We had to bribe the comedy club next to the theater to sneak him in, he went through the club to an alley, climbed the fire escape and hid in the locker room.  We had the Director of the film, Cody Knotts come out and say, he was happy to screen it and that he brought a guest.  We sent out a zombie to stumble on stage as the crowd sat there, unimpressed...and then Piper walked out with a female zombie, arm in arm.  Everyone sat there stunned, then screamed and went ballistic.  I have chills the size of Montana thinking about it now. 

After the film was over, Piper did a really great Piper's Pit segment with Knotts, grilling him about what he didn't like about the movie.  How meta is that?  He's the star of the movie asking the audience about what didn't work and then giving crap to the Director.  I don't think Harrison Ford ever did that to Steven Spielberg.  It was awesome...and he did it all, for free, just to do it, because he wanted to.

That was the kind of guy Roderick Toombs was in my dealings with him.  He was a star that could have demanded a limo and all sorts of stuff and came for free, climbed up a fire escape and when he was told he could have anything he wanted for dinner as we'd send someone to get whatever he wanted from anywhere in NYC, he wanted a ham and cheese sandwich on a roll. 

I'm sure he was a pain in the ass for promoters, but he was amazing in every dealing I ever had with him.  I don't know that I'd say Roddy Piper was my hero growing up, but certainly he was one of the most influential performers of my life and I enjoyed the hell out of getting to meet him and not having those rosy memories destroyed by bad attitudes and piss-poor behavior.  If anything, my few interactions (and don't get me wrong, there were NOT many) only served to enrich how I felt about him as I grew up.

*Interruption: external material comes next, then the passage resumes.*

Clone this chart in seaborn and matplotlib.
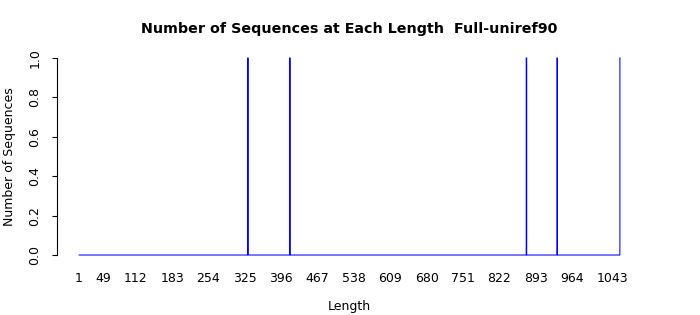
import matplotlib
matplotlib.use("Agg")
import matplotlib.pyplot as plt
import seaborn as sns
import pandas as pd
import numpy as np

# Data: sequence lengths observed (one sequence each) and the full length range
spike_lengths = [331, 413, 875, 935, 1058]
spike_counts = [1, 1, 1, 1, 1]
min_length = 1
max_length = 1058
tick_labels = [1, 49, 112, 183, 254, 325, 396, 467, 538, 609, 680, 751, 822, 893, 964, 1043]

counts = pd.Series(spike_counts, index=spike_lengths)
full_index = np.arange(min_length, max_length + 1)
df = pd.DataFrame({"Length": full_index,
                   "Count": counts.reindex(full_index, fill_value=0).values})

sns.set_theme(style="white")
plt.rcParams['font.family'] = ['DejaVu Sans']
plt.rcParams['text.color'] = 'black'
plt.rcParams['axes.labelcolor'] = 'black'

fig = plt.figure(figsize=(7.0, 3.15), dpi=100)
ax = fig.add_axes([57.3 / 700, 52.1 / 315, 584.5 / 700, 212.8 / 315])

sns.lineplot(data=df, x="Length", y="Count", ax=ax, color="#0000FF",
             linewidth=0.75, estimator=None, drawstyle="steps-mid")

span = max_length - min_length
pad = 0.04 * span
ax.set_xlim(min_length - pad, max_length + pad)
ax.set_ylim(-0.04, 1.04)

for s in ["top", "right", "bottom"]:
    ax.spines[s].set_visible(False)
ax.spines["left"].set_visible(True)
ax.spines["left"].set_bounds(0, 1)
ax.spines["left"].set_color("black")
ax.spines["left"].set_linewidth(0.8)

ax.set_xticks(tick_labels)
ax.set_xticklabels([str(t) for t in tick_labels])
ax.set_yticks([0, 0.2, 0.4, 0.6, 0.8, 1.0])
ax.set_yticklabels(["0.0", "0.2", "0.4", "0.6", "0.8", "1.0"])
ax.tick_params(axis="x", length=0, pad=6.5, labelsize=9, colors="black")
ax.tick_params(axis="y", left=True, length=3.6, width=0.8, pad=8, labelsize=9,
               colors="black")
for lab in ax.get_yticklabels():
    lab.set_rotation(90)
    lab.set_va("center")

ax.set_xlabel("Length", fontsize=9, color="black")
ax.xaxis.label.set_va("center")
ax.xaxis.set_label_coords(0.5, (263 - 307) / 212.8)
ax.set_ylabel("Number of Sequences", fontsize=9, color="black")
ax.yaxis.label.set_va("center")
ax.yaxis.set_label_coords((9.5 - 57.3) / 584.5, 0.5)

ax.set_title("Number of Sequences at Each Length  Full-uniref90",
             fontsize=10.25, fontweight="bold", color="black",
             y=(263 - 29) / 212.8, va="center", pad=0)

fig.savefig("out.png", dpi=100)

In the era of digital media, Piper will live on forever.  50 years from now, someone will be watching his promos from Portland.  They're going to hear the stories of how he was so loyal to promoter Don Owens that he wouldn't work WWF shows in the Portland area out of respect for what Owens had done for him. (Let's see SOMEONE, ANYONE try to pull that on WWE today...ain't happening!)  Fans are going to see him rescue Gordon Solie from Don Muraco in Mid-Atlantic.  They are going to find out that indeed Piper "scares Flair", they are going to chew bubblegum and kick ass, they will be beside him when Hell Comes to Frogtown and they are going to hear all the stories about how he was hazed, ribbed, embraced, and made a star by those he worked with in pro wrestling.

If they are lucky, really, really lucky, they'll get to be enraptured by Piper the performer the way I was at 12 years old.  I can say that without a shadow of doubt in my mind, that had I not seen Piper that night, not only would I not be writing for a living professionally, but I probably wouldn't have become a wrestling fan.  Hulk Hogan wouldn't have caught my attention (It didn't when I saw him in Rocky 3) but Roddy Piper...he changed all the questions just when I had the answers, and my life was beyond blessed for it.

No fear folks.  If there's a philosophy that one can learn  from the life and times of Roddy Piper, that's it.  That was the secret to his success and it would be the secret for lots of others if they could find a way to replicate it.

No fear.  Let's all try and live life that way.